▶ Raw data:

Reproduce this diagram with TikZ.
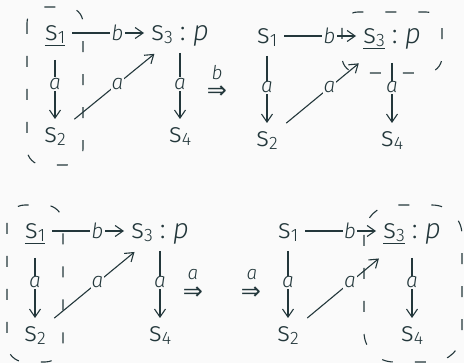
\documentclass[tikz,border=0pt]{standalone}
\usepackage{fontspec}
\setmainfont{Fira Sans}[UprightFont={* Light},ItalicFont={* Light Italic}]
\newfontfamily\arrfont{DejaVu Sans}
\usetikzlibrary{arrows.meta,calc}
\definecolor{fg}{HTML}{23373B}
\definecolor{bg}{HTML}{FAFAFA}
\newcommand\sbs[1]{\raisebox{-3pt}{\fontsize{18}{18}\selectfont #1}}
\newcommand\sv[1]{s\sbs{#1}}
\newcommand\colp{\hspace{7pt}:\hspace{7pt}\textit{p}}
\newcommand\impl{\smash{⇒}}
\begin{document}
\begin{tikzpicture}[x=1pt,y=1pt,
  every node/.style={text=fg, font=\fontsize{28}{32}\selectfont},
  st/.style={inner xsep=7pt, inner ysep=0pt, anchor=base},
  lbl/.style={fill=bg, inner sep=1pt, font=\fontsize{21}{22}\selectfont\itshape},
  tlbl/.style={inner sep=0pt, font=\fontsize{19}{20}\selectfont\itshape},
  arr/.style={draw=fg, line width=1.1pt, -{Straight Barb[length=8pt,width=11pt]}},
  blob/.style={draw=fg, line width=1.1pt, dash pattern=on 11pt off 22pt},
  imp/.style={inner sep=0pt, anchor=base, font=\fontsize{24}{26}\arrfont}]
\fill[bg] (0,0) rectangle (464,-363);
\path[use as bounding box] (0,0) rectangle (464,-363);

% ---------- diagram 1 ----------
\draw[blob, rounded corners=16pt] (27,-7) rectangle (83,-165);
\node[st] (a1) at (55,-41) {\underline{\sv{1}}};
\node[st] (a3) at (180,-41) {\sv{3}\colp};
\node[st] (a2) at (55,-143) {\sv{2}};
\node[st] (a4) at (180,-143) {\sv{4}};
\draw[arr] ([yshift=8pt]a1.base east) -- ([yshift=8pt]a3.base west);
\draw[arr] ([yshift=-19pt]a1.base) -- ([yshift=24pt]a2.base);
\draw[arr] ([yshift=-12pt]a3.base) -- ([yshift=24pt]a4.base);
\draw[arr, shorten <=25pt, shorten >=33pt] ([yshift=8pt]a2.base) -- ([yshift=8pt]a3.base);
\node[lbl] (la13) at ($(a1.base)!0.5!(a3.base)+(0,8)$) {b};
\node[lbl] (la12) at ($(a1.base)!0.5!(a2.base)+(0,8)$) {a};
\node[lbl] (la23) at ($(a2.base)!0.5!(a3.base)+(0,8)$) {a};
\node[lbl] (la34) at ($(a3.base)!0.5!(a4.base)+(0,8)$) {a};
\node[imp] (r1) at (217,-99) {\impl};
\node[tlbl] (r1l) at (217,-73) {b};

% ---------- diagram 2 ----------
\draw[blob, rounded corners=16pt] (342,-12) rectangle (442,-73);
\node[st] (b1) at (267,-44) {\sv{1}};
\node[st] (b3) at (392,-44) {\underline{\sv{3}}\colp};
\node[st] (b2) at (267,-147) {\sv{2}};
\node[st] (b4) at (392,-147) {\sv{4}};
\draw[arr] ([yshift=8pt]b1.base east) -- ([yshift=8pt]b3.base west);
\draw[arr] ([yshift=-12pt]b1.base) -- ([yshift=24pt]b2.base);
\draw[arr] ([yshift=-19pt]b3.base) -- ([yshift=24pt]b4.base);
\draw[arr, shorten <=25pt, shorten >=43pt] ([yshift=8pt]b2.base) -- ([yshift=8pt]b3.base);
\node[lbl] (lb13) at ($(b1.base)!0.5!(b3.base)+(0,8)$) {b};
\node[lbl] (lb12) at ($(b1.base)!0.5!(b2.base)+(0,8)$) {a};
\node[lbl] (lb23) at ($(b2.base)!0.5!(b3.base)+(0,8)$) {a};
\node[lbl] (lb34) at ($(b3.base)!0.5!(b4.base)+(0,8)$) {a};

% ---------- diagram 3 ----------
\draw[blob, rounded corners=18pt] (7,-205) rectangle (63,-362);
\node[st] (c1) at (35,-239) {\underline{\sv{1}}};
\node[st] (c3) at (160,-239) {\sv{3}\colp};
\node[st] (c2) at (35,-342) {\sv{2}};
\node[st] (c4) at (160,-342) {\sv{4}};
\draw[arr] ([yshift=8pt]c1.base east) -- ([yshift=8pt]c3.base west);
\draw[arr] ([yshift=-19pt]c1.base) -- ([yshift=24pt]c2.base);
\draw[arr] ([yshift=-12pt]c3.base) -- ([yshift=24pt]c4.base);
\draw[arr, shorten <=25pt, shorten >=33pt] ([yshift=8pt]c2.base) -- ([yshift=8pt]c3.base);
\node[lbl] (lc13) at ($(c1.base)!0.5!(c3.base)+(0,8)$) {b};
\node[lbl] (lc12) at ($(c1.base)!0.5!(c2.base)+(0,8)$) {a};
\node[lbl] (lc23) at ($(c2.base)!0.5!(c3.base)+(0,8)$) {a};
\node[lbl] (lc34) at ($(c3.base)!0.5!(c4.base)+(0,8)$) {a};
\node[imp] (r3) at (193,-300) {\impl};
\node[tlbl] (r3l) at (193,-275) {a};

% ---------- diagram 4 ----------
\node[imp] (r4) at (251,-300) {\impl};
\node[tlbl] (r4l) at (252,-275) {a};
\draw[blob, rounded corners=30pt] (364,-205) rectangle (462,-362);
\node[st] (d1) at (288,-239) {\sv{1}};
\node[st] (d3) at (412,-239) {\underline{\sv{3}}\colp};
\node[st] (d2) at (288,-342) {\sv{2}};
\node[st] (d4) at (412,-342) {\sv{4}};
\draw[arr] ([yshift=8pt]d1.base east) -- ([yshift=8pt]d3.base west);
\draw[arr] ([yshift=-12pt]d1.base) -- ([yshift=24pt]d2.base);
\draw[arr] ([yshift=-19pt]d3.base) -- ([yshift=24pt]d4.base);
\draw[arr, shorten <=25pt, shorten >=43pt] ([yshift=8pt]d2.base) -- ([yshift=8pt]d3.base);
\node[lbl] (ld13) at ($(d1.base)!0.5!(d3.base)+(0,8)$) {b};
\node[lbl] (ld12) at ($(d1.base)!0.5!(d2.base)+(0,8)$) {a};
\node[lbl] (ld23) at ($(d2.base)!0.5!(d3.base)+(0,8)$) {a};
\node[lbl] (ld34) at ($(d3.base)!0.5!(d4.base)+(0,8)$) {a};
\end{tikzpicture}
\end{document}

▶ Directions: Ignore the images and quote every line of the listing exactly.

▶ Answer:
Reproduce this diagram with TikZ.
\documentclass[tikz,border=0pt]{standalone}
\usepackage{fontspec}
\setmainfont{Fira Sans}[UprightFont={* Light},ItalicFont={* Light Italic}]
\newfontfamily\arrfont{DejaVu Sans}
\usetikzlibrary{arrows.meta,calc}
\definecolor{fg}{HTML}{23373B}
\definecolor{bg}{HTML}{FAFAFA}
\newcommand\sbs[1]{\raisebox{-3pt}{\fontsize{18}{18}\selectfont #1}}
\newcommand\sv[1]{s\sbs{#1}}
\newcommand\colp{\hspace{7pt}:\hspace{7pt}\textit{p}}
\newcommand\impl{\smash{⇒}}
\begin{document}
\begin{tikzpicture}[x=1pt,y=1pt,
  every node/.style={text=fg, font=\fontsize{28}{32}\selectfont},
  st/.style={inner xsep=7pt, inner ysep=0pt, anchor=base},
  lbl/.style={fill=bg, inner sep=1pt, font=\fontsize{21}{22}\selectfont\itshape},
  tlbl/.style={inner sep=0pt, font=\fontsize{19}{20}\selectfont\itshape},
  arr/.style={draw=fg, line width=1.1pt, -{Straight Barb[length=8pt,width=11pt]}},
  blob/.style={draw=fg, line width=1.1pt, dash pattern=on 11pt off 22pt},
  imp/.style={inner sep=0pt, anchor=base, font=\fontsize{24}{26}\arrfont}]
\fill[bg] (0,0) rectangle (464,-363);
\path[use as bounding box] (0,0) rectangle (464,-363);

% ---------- diagram 1 ----------
\draw[blob, rounded corners=16pt] (27,-7) rectangle (83,-165);
\node[st] (a1) at (55,-41) {\underline{\sv{1}}};
\node[st] (a3) at (180,-41) {\sv{3}\colp};
\node[st] (a2) at (55,-143) {\sv{2}};
\node[st] (a4) at (180,-143) {\sv{4}};
\draw[arr] ([yshift=8pt]a1.base east) -- ([yshift=8pt]a3.base west);
\draw[arr] ([yshift=-19pt]a1.base) -- ([yshift=24pt]a2.base);
\draw[arr] ([yshift=-12pt]a3.base) -- ([yshift=24pt]a4.base);
\draw[arr, shorten <=25pt, shorten >=33pt] ([yshift=8pt]a2.base) -- ([yshift=8pt]a3.base);
\node[lbl] (la13) at ($(a1.base)!0.5!(a3.base)+(0,8)$) {b};
\node[lbl] (la12) at ($(a1.base)!0.5!(a2.base)+(0,8)$) {a};
\node[lbl] (la23) at ($(a2.base)!0.5!(a3.base)+(0,8)$) {a};
\node[lbl] (la34) at ($(a3.base)!0.5!(a4.base)+(0,8)$) {a};
\node[imp] (r1) at (217,-99) {\impl};
\node[tlbl] (r1l) at (217,-73) {b};

% ---------- diagram 2 ----------
\draw[blob, rounded corners=16pt] (342,-12) rectangle (442,-73);
\node[st] (b1) at (267,-44) {\sv{1}};
\node[st] (b3) at (392,-44) {\underline{\sv{3}}\colp};
\node[st] (b2) at (267,-147) {\sv{2}};
\node[st] (b4) at (392,-147) {\sv{4}};
\draw[arr] ([yshift=8pt]b1.base east) -- ([yshift=8pt]b3.base west);
\draw[arr] ([yshift=-12pt]b1.base) -- ([yshift=24pt]b2.base);
\draw[arr] ([yshift=-19pt]b3.base) -- ([yshift=24pt]b4.base);
\draw[arr, shorten <=25pt, shorten >=43pt] ([yshift=8pt]b2.base) -- ([yshift=8pt]b3.base);
\node[lbl] (lb13) at ($(b1.base)!0.5!(b3.base)+(0,8)$) {b};
\node[lbl] (lb12) at ($(b1.base)!0.5!(b2.base)+(0,8)$) {a};
\node[lbl] (lb23) at ($(b2.base)!0.5!(b3.base)+(0,8)$) {a};
\node[lbl] (lb34) at ($(b3.base)!0.5!(b4.base)+(0,8)$) {a};

% ---------- diagram 3 ----------
\draw[blob, rounded corners=18pt] (7,-205) rectangle (63,-362);
\node[st] (c1) at (35,-239) {\underline{\sv{1}}};
\node[st] (c3) at (160,-239) {\sv{3}\colp};
\node[st] (c2) at (35,-342) {\sv{2}};
\node[st] (c4) at (160,-342) {\sv{4}};
\draw[arr] ([yshift=8pt]c1.base east) -- ([yshift=8pt]c3.base west);
\draw[arr] ([yshift=-19pt]c1.base) -- ([yshift=24pt]c2.base);
\draw[arr] ([yshift=-12pt]c3.base) -- ([yshift=24pt]c4.base);
\draw[arr, shorten <=25pt, shorten >=33pt] ([yshift=8pt]c2.base) -- ([yshift=8pt]c3.base);
\node[lbl] (lc13) at ($(c1.base)!0.5!(c3.base)+(0,8)$) {b};
\node[lbl] (lc12) at ($(c1.base)!0.5!(c2.base)+(0,8)$) {a};
\node[lbl] (lc23) at ($(c2.base)!0.5!(c3.base)+(0,8)$) {a};
\node[lbl] (lc34) at ($(c3.base)!0.5!(c4.base)+(0,8)$) {a};
\node[imp] (r3) at (193,-300) {\impl};
\node[tlbl] (r3l) at (193,-275) {a};

% ---------- diagram 4 ----------
\node[imp] (r4) at (251,-300) {\impl};
\node[tlbl] (r4l) at (252,-275) {a};
\draw[blob, rounded corners=30pt] (364,-205) rectangle (462,-362);
\node[st] (d1) at (288,-239) {\sv{1}};
\node[st] (d3) at (412,-239) {\underline{\sv{3}}\colp};
\node[st] (d2) at (288,-342) {\sv{2}};
\node[st] (d4) at (412,-342) {\sv{4}};
\draw[arr] ([yshift=8pt]d1.base east) -- ([yshift=8pt]d3.base west);
\draw[arr] ([yshift=-12pt]d1.base) -- ([yshift=24pt]d2.base);
\draw[arr] ([yshift=-19pt]d3.base) -- ([yshift=24pt]d4.base);
\draw[arr, shorten <=25pt, shorten >=43pt] ([yshift=8pt]d2.base) -- ([yshift=8pt]d3.base);
\node[lbl] (ld13) at ($(d1.base)!0.5!(d3.base)+(0,8)$) {b};
\node[lbl] (ld12) at ($(d1.base)!0.5!(d2.base)+(0,8)$) {a};
\node[lbl] (ld23) at ($(d2.base)!0.5!(d3.base)+(0,8)$) {a};
\node[lbl] (ld34) at ($(d3.base)!0.5!(d4.base)+(0,8)$) {a};
\end{tikzpicture}
\end{document}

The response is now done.